Task brief –
Each line that holds the word "draw" is to be identified and copied.

==========

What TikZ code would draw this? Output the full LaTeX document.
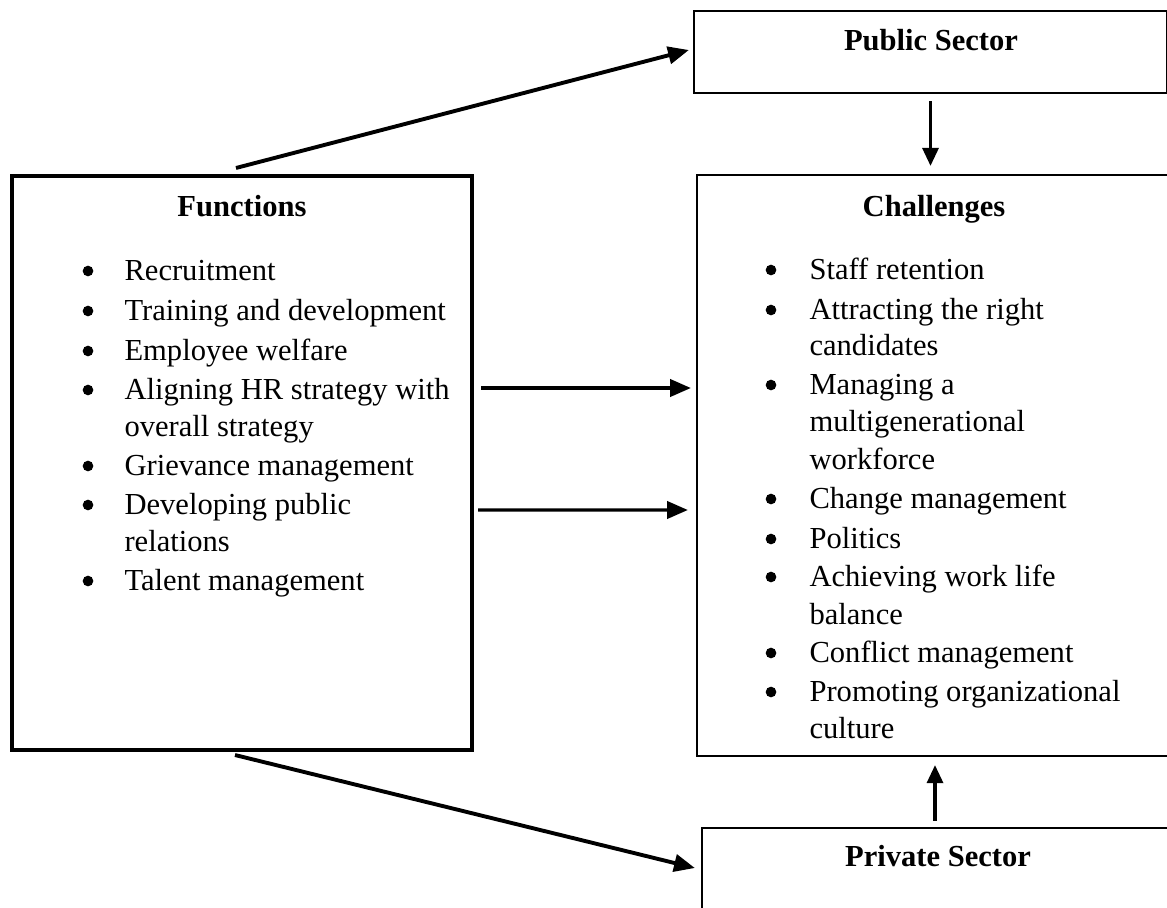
\documentclass[tikz,border=0pt]{standalone}
\usepackage{fontspec}
\setmainfont{Liberation Serif}
\usetikzlibrary{calc,arrows.meta}
\begin{document}
\begin{tikzpicture}[x=0.36pt,y=-0.36pt,
  frame/.style={draw,line width=0.8pt,inner sep=0pt},
  txt/.style={anchor=base west,inner sep=0pt,font=\fontsize{11}{13}\selectfont},
  head/.style={anchor=base,inner sep=0pt,font=\fontsize{11}{13}\selectfont\bfseries},
  dot/.style={circle,draw=black,fill=black,line width=0.4pt,inner sep=0pt,minimum size=3.4pt},
  link/.style={line width=1.4pt,-{Triangle[length=7.5pt,width=6.2pt]}},
  vlink/.style={line width=1.1pt,-{Triangle[length=6.5pt,width=5.8pt]}}]
\useasboundingbox (0,0) rectangle (1167,907);

% boxes
\node[frame,line width=1.45pt,minimum width=165.6pt,minimum height=206.64pt] (func) at (242,463) {};
\node[frame,minimum width=170.28pt,minimum height=29.52pt] (pub) at (930.5,52) {};
\node[frame,minimum width=171pt,minimum height=209.16pt] (chal) at (934.5,465.5) {};
\node[frame,minimum width=169.2pt,minimum height=36.72pt] (priv) at (937,879) {};

% headings
\node[head] (funch) at (242,217) {Functions};
\node[head] (chalh) at (934,217) {Challenges};
\node[head] (pubh) at (931,51) {Public Sector};
\node[head] (privh) at (938,866) {Private Sector};

% list of functions
\foreach \n/\yy/\t/\b in {1/280/Recruitment/1, 2/320/Training and development/1,
  3/360/Employee welfare/1, 4/399/Aligning HR strategy with/1, 5/436/overall strategy/0,
  6/475/Grievance management/1, 7/514/Developing public/1, 8/551/relations/0,
  9/590/Talent management/1}{
  \node[txt] (f\n) at (124,\yy) {\t};
  \ifnum\b=1 \node[dot] (fb\n) at ({88},{\yy-9}) {}; \fi
}

% list of challenges
\foreach \n/\yy/\t/\b in {1/279/Staff retention/1, 2/319/Attracting the right/1,
  3/355/candidates/0, 4/394/Managing a/1, 5/431/multigenerational/0, 6/469/workforce/0,
  7/508/Change management/1, 8/548/Politics/1, 9/586/Achieving work life/1,
  10/624/balance/0, 11/662/Conflict management/1, 12/701/Promoting organizational/1,
  13/738/culture/0}{
  \node[txt] (c\n) at (809,\yy) {\t};
  \ifnum\b=1 \node[dot] (cb\n) at ({771},{\yy-9}) {}; \fi
}

% connectors
\draw[link] ($(func.north)+(-6,-6)$) -- ($(pub.west)+(-4,-2)$);
\draw[link] ($(func.south)+(-7,3)$) -- ($(priv.west)+(-6,-11)$);
\draw[link,line width=1.2pt] ($(func.east)+(7,-75)$) -- ($(chal.west)+(-5,-77.5)$);
\draw[link,line width=1.2pt] ($(func.east)+(4,47)$) -- ($(chal.west)+(-8,44.5)$);
\draw[vlink] ($(pub.south)+(0,7)$) -- ($(pub.south |- chal.north)+(0,-8)$);
\draw[vlink] ($(priv.north)+(-2,-6)$) -- ($(priv.north |- chal.south)+(-2,8)$);
\end{tikzpicture}
\end{document}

==========

Solution to this problem –
What TikZ code would draw this? Output the full LaTeX document.
  frame/.style={draw,line width=0.8pt,inner sep=0pt},
  dot/.style={circle,draw=black,fill=black,line width=0.4pt,inner sep=0pt,minimum size=3.4pt},
\draw[link] ($(func.north)+(-6,-6)$) -- ($(pub.west)+(-4,-2)$);
\draw[link] ($(func.south)+(-7,3)$) -- ($(priv.west)+(-6,-11)$);
\draw[link,line width=1.2pt] ($(func.east)+(7,-75)$) -- ($(chal.west)+(-5,-77.5)$);
\draw[link,line width=1.2pt] ($(func.east)+(4,47)$) -- ($(chal.west)+(-8,44.5)$);
\draw[vlink] ($(pub.south)+(0,7)$) -- ($(pub.south |- chal.north)+(0,-8)$);
\draw[vlink] ($(priv.north)+(-2,-6)$) -- ($(priv.north |- chal.south)+(-2,8)$);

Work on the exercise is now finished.